Unfortunately, only 26% of respondents say their organizations include sponsorship (enabling others’ success ahead of one’s own) in their leadership development programs, while only 36% are taught situational humility (personal-growth mindset and curiosity).

Leaders skills impact their employees psychological safety score


4. Lessen The Fear of Mistakes

Part of creating psychological safety means making it more acceptable to make mistakes, admit them, and try again. In fact, in 2020, it was found that tolerance for errors and mistakes positively influences psychological safety, which in turn, helps people see errors/mistakes as opportunities to learn rather than as a threat to their image.


5. Adopt the Right Leadership Style

If you want to create psychological safety, your leadership style can influence your success - for better or worse.

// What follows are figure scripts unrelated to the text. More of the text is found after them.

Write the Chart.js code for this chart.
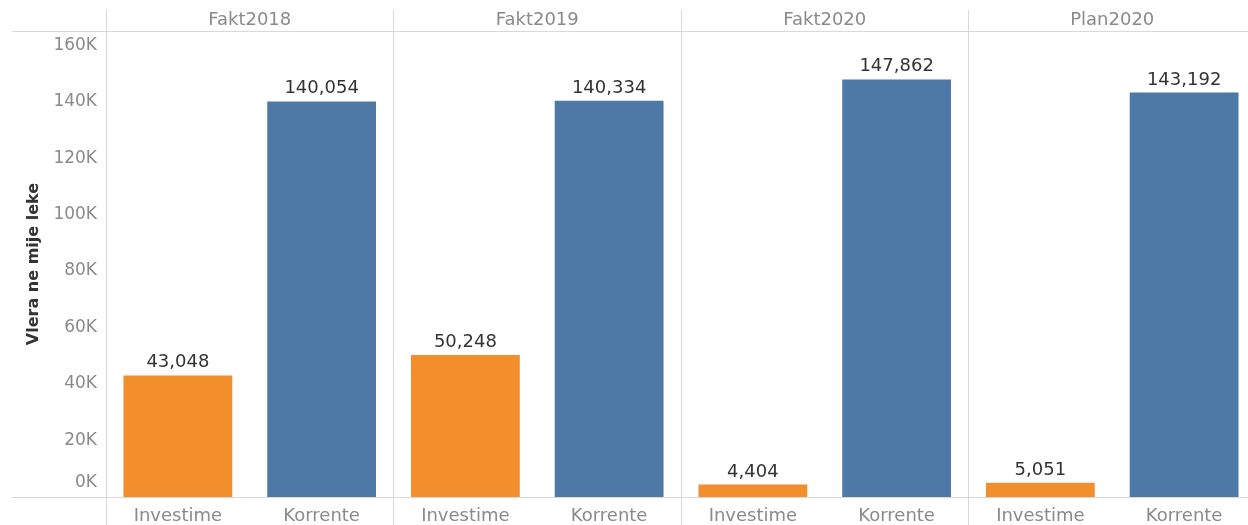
<!DOCTYPE html>
<html><head><meta charset="utf-8">
<script src="https://cdn.jsdelivr.net/npm/chart.js@4.4.1/dist/chart.umd.min.js"></script>
<style>html,body{margin:0;padding:0;overflow:hidden;background:#fff}#wrap{width:1262px;height:525px;position:relative}</style>
</head><body><div id="wrap"><canvas id="c"></canvas></div>
<script>
const panels = ['Fakt2018', 'Fakt2019', 'Fakt2020', 'Plan2020'];
const types = ['Investime', 'Korrente'];
const investime = [43048, 50248, 4404, 5051];
const korrente = [140054, 140334, 147862, 143192];
const yTicks = [0, 20000, 40000, 60000, 80000, 100000, 120000, 140000, 160000];
const colors = ['#F28E2B', '#4E79A7'];

const labels = [], values = [], barColors = [];
panels.forEach((p, i) => {
  labels.push(types[0]); values.push(investime[i]); barColors.push(colors[0]);
  labels.push(types[1]); values.push(korrente[i]); barColors.push(colors[1]);
});

const FONT = 'DejaVu Sans';
const gridCol = '#d9d9d9';
const tickCol = '#8a8a8a';
const fmtK = v => (v / 1000) + 'K';

const extras = {
  id: 'extras',
  afterDraw(chart) {
    const ctx = chart.ctx, a = chart.chartArea;
    ctx.save();
    ctx.strokeStyle = gridCol; ctx.lineWidth = 1;
    ctx.beginPath();
    ctx.moveTo(12, a.top + 0.5); ctx.lineTo(a.right, a.top + 0.5);
    ctx.moveTo(12, a.bottom + 0.5); ctx.lineTo(a.right, a.bottom + 0.5);
    ctx.stroke();
    // zero label raised above the baseline, as in the original
    const ys = chart.scales.y;
    ctx.fillStyle = tickCol;
    ctx.font = '17px "' + FONT + '"';
    ctx.textAlign = 'right'; ctx.textBaseline = 'middle';
    ctx.fillText(fmtK(yTicks[0]), a.left - 9, ys.getPixelForValue(yTicks[0]) - 14);
    // value labels
    const meta = chart.getDatasetMeta(0);
    ctx.fillStyle = '#333';
    ctx.font = '18px "' + FONT + '"';
    ctx.textAlign = 'center'; ctx.textBaseline = 'alphabetic';
    meta.data.forEach((bar, i) => {
      ctx.fillText(values[i].toLocaleString('en-US'), bar.x, bar.y - 8);
    });
    ctx.restore();
  }
};

new Chart(document.getElementById('c'), {
  type: 'bar',
  data: { labels: labels, datasets: [{ data: values, backgroundColor: barColors, categoryPercentage: 1, barPercentage: 0.757 }] },
  options: {
    responsive: true, maintainAspectRatio: false, animation: false,
    layout: { padding: { left: 0, right: 6, top: 10, bottom: 0 } },
    plugins: { legend: { display: false }, tooltip: { enabled: false } },
    scales: {
      x: {
        position: 'bottom',
        grid: { offset: true, color: ctx => (ctx.index % 2 === 0 ? gridCol : 'rgba(0,0,0,0)'), tickLength: 28, tickColor: ctx => (ctx.index % 2 === 0 ? gridCol : 'rgba(0,0,0,0)') },
        border: { display: false },
        ticks: { color: tickCol, font: { family: FONT, size: 18 }, padding: -19, maxRotation: 0 },
        afterFit: s => { s.height = 28; }
      },
      x2: {
        position: 'top', type: 'category', labels: panels,
        grid: { offset: true, color: gridCol, tickLength: 21, drawOnChartArea: false },
        border: { display: false },
        ticks: { color: tickCol, font: { family: FONT, size: 18 }, padding: -21, maxRotation: 0 },
        afterFit: s => { s.height = 21; }
      },
      y: {
        min: 0, max: 165000,
        afterBuildTicks: s => { s.ticks = yTicks.map(v => ({ value: v })); },
        grid: { display: false },
        border: { display: false },
        ticks: { color: tickCol, font: { family: FONT, size: 17 }, padding: 1, callback: v => (v === yTicks[0] ? '' : fmtK(v)) },
        title: { display: true, text: 'Vlera ne mije leke', color: '#333', font: { family: FONT, size: 16, weight: 'bold' }, padding: { top: 24, bottom: 0 } },
        afterFit: s => { s.width = 106; }
      }
    }
  },
  plugins: [extras]
});
</script></body></html>
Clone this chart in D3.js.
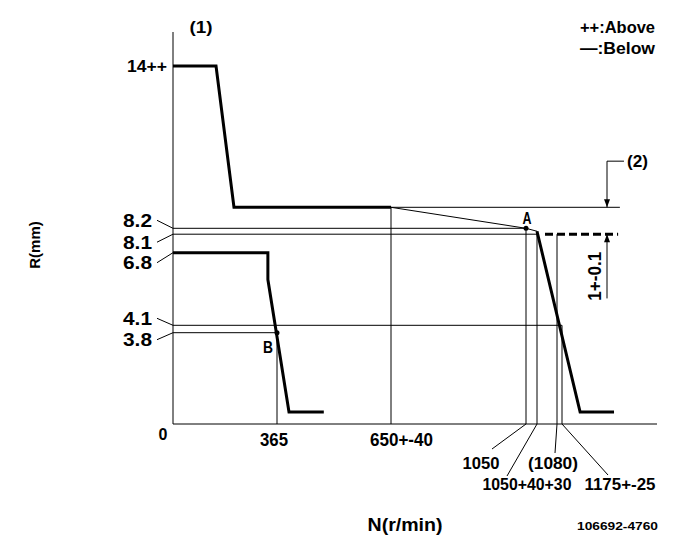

In fact, in a study by McKinsey, the consultative and supportive leadership styles were found to be the best to adopt for this purpose, while the authoritative leadership style is the one to avoid. To learn more about the most common leadership styles, read this article and take this quiz.

Consultative and supportive leadership styles encourage psychological safety (1)


6. Take a Human-Centric Approach

Never underestimate the importance of treating employees like people with unique experiences, strengths, weaknesses, and interests both inside and outside of work. According to a study by MIT Sloan in 2022, those that take this sort of human-centric approach and treat team members as unique individuals significantly boost the team’s overall level of psychological safety.